- **RECORDS FOR THE TASK**
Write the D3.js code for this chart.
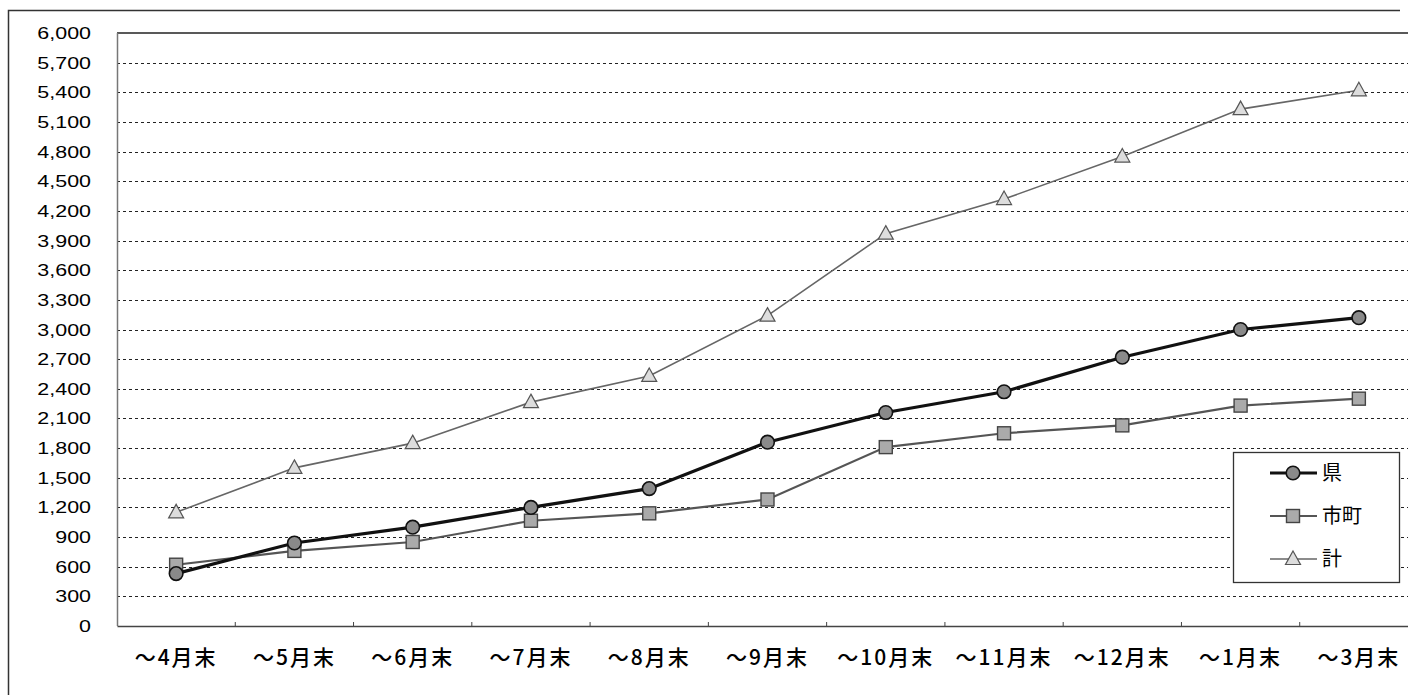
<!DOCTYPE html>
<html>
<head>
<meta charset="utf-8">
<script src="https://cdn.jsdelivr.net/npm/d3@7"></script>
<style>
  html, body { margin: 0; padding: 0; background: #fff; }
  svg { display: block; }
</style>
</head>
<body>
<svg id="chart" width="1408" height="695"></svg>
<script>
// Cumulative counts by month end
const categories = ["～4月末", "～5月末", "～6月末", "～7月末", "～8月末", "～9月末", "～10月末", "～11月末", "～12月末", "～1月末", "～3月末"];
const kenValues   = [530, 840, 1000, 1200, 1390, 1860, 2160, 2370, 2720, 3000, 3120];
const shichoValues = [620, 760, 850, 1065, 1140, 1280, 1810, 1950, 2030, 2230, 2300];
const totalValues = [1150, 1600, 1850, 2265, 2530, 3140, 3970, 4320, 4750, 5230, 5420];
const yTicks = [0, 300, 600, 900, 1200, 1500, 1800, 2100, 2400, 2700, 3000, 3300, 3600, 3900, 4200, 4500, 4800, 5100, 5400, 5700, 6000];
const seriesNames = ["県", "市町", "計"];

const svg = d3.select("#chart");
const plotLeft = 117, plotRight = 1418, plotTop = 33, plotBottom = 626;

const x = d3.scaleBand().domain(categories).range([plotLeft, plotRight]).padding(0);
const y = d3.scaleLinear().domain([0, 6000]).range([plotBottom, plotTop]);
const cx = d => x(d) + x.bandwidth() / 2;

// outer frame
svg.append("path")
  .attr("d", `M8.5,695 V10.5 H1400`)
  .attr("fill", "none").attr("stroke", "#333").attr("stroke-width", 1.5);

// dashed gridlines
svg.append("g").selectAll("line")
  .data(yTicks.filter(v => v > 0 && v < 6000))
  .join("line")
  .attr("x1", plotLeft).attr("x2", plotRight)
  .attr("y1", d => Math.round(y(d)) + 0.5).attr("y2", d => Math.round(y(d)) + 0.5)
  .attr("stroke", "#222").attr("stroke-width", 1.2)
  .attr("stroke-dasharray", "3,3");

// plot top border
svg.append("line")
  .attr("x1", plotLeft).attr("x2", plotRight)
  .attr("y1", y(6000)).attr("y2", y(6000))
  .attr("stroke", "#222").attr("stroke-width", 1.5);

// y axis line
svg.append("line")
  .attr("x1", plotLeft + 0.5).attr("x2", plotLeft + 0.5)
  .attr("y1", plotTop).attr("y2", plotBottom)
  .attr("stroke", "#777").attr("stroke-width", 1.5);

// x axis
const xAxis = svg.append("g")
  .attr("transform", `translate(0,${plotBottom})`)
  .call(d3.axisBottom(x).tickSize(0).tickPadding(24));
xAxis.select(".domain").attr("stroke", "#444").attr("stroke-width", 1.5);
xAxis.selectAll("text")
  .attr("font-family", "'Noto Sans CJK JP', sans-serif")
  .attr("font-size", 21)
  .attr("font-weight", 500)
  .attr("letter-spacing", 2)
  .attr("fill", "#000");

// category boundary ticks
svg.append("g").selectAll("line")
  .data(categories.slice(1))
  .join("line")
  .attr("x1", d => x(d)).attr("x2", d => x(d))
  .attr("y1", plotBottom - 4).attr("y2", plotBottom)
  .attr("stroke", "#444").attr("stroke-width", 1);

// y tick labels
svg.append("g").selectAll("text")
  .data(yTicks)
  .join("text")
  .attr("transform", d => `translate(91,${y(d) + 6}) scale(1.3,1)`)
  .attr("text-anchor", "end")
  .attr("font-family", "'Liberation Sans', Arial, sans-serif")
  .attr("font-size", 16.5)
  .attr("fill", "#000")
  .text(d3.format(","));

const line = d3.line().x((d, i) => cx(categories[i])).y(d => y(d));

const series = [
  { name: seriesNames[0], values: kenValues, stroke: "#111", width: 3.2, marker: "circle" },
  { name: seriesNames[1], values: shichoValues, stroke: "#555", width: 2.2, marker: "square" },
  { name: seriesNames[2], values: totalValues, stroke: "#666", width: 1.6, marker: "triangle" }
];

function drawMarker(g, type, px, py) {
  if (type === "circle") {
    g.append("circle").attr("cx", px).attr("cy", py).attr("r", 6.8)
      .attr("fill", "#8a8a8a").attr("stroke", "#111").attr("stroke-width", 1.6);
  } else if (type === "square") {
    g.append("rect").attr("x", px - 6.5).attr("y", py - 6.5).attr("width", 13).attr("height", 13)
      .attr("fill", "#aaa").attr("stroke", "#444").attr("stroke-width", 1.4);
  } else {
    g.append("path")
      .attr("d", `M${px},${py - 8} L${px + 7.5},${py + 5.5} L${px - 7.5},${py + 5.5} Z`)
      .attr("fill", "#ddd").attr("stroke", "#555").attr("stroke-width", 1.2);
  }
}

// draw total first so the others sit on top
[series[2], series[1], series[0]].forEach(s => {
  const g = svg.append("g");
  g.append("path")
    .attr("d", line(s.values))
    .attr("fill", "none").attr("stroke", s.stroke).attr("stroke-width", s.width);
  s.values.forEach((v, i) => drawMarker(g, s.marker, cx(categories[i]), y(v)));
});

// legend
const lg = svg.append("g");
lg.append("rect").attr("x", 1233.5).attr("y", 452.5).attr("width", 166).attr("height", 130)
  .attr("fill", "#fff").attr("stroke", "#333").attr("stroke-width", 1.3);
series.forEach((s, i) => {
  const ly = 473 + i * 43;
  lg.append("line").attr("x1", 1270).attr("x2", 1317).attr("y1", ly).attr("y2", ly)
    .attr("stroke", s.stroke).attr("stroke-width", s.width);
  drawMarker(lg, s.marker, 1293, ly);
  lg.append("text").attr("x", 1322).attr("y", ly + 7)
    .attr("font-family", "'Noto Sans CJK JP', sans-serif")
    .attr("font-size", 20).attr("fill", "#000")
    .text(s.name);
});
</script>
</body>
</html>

* * *

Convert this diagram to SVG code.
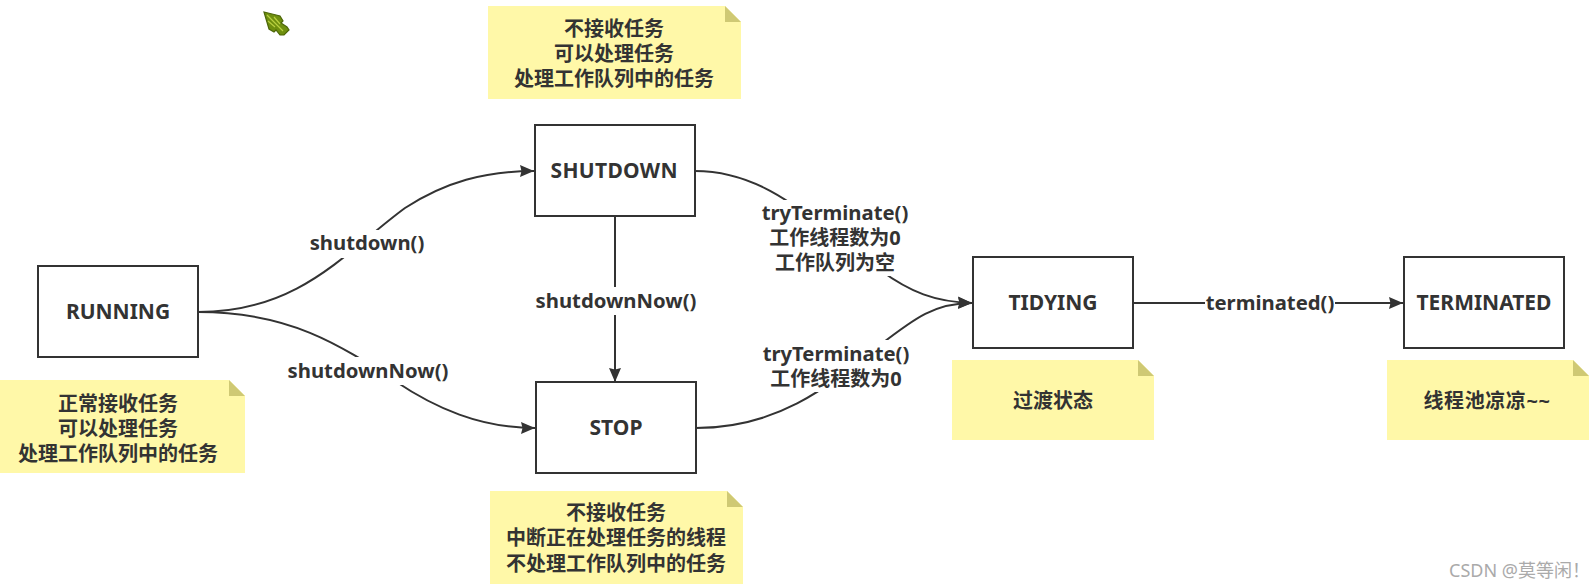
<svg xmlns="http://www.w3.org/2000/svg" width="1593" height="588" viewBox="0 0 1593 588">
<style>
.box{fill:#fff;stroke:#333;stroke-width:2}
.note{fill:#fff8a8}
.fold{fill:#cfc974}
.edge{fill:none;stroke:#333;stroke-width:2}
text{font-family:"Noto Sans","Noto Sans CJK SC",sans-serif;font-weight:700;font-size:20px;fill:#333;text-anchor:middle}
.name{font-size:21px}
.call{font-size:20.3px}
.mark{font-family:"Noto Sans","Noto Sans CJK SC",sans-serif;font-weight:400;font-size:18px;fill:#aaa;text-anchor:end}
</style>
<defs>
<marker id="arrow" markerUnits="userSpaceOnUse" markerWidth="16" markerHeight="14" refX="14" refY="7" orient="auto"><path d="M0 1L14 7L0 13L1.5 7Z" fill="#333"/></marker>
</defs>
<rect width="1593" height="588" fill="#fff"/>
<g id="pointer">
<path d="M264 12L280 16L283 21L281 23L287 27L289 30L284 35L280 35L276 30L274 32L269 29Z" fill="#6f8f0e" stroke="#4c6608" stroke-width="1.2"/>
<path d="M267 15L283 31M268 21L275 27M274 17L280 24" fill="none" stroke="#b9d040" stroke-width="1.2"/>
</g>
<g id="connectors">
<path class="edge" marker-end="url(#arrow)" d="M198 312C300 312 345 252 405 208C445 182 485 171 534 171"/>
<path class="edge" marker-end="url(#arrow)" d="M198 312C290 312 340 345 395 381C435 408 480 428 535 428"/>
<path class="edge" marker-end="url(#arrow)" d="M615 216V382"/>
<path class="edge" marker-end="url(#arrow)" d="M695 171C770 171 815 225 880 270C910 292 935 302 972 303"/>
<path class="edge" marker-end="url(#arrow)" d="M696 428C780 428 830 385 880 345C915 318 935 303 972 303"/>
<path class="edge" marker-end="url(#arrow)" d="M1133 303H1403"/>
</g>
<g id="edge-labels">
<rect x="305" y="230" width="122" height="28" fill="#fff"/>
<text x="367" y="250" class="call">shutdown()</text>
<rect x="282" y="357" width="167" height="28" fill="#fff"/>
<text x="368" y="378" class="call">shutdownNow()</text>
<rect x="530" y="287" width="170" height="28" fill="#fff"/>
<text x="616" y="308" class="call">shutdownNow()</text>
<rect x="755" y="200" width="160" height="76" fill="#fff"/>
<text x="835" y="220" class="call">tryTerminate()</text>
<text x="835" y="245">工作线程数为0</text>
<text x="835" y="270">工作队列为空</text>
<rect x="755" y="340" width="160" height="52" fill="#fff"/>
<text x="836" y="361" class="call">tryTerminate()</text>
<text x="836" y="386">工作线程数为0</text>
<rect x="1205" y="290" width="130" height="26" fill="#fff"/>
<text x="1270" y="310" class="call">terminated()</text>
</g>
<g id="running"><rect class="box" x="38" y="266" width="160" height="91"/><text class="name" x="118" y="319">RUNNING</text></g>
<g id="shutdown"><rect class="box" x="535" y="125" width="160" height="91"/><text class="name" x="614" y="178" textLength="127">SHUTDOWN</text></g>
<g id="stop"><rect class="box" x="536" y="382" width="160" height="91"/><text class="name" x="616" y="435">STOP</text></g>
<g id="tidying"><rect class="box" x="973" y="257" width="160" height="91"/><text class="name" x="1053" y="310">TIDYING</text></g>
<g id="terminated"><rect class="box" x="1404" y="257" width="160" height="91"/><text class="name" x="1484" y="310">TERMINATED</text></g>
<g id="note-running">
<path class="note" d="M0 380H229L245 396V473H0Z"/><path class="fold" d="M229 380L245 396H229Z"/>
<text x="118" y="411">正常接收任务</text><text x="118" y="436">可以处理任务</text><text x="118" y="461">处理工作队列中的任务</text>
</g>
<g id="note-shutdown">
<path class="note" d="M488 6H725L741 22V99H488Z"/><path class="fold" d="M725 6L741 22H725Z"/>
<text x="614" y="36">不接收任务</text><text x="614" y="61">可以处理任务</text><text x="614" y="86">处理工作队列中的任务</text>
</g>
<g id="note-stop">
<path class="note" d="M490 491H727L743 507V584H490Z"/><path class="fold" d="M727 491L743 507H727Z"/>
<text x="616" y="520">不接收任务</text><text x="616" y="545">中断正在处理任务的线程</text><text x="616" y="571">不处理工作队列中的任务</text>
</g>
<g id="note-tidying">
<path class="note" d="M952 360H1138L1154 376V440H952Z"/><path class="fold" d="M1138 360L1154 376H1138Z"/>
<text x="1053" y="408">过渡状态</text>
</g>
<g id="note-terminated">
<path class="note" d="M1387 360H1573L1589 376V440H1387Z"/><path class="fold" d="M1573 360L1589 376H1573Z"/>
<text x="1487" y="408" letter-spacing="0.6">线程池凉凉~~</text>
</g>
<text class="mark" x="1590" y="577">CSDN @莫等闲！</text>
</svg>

- **INSTRUCTIONS FOR THE TASK**
For the material above, give again only the lines starting at the line that contains "Write the D3.js code for this chart." and ending at the line that contains "const plotLeft = 117, plotRight". Pictures do not belong in the copy.

- **SOLUTION FOR THIS TASK**
Write the D3.js code for this chart.
<!DOCTYPE html>
<html>
<head>
<meta charset="utf-8">
<script src="https://cdn.jsdelivr.net/npm/d3@7"></script>
<style>
  html, body { margin: 0; padding: 0; background: #fff; }
  svg { display: block; }
</style>
</head>
<body>
<svg id="chart" width="1408" height="695"></svg>
<script>
// Cumulative counts by month end
const categories = ["～4月末", "～5月末", "～6月末", "～7月末", "～8月末", "～9月末", "～10月末", "～11月末", "～12月末", "～1月末", "～3月末"];
const kenValues   = [530, 840, 1000, 1200, 1390, 1860, 2160, 2370, 2720, 3000, 3120];
const shichoValues = [620, 760, 850, 1065, 1140, 1280, 1810, 1950, 2030, 2230, 2300];
const totalValues = [1150, 1600, 1850, 2265, 2530, 3140, 3970, 4320, 4750, 5230, 5420];
const yTicks = [0, 300, 600, 900, 1200, 1500, 1800, 2100, 2400, 2700, 3000, 3300, 3600, 3900, 4200, 4500, 4800, 5100, 5400, 5700, 6000];
const seriesNames = ["県", "市町", "計"];

const svg = d3.select("#chart");
const plotLeft = 117, plotRight = 1418, plotTop = 33, plotBottom = 626;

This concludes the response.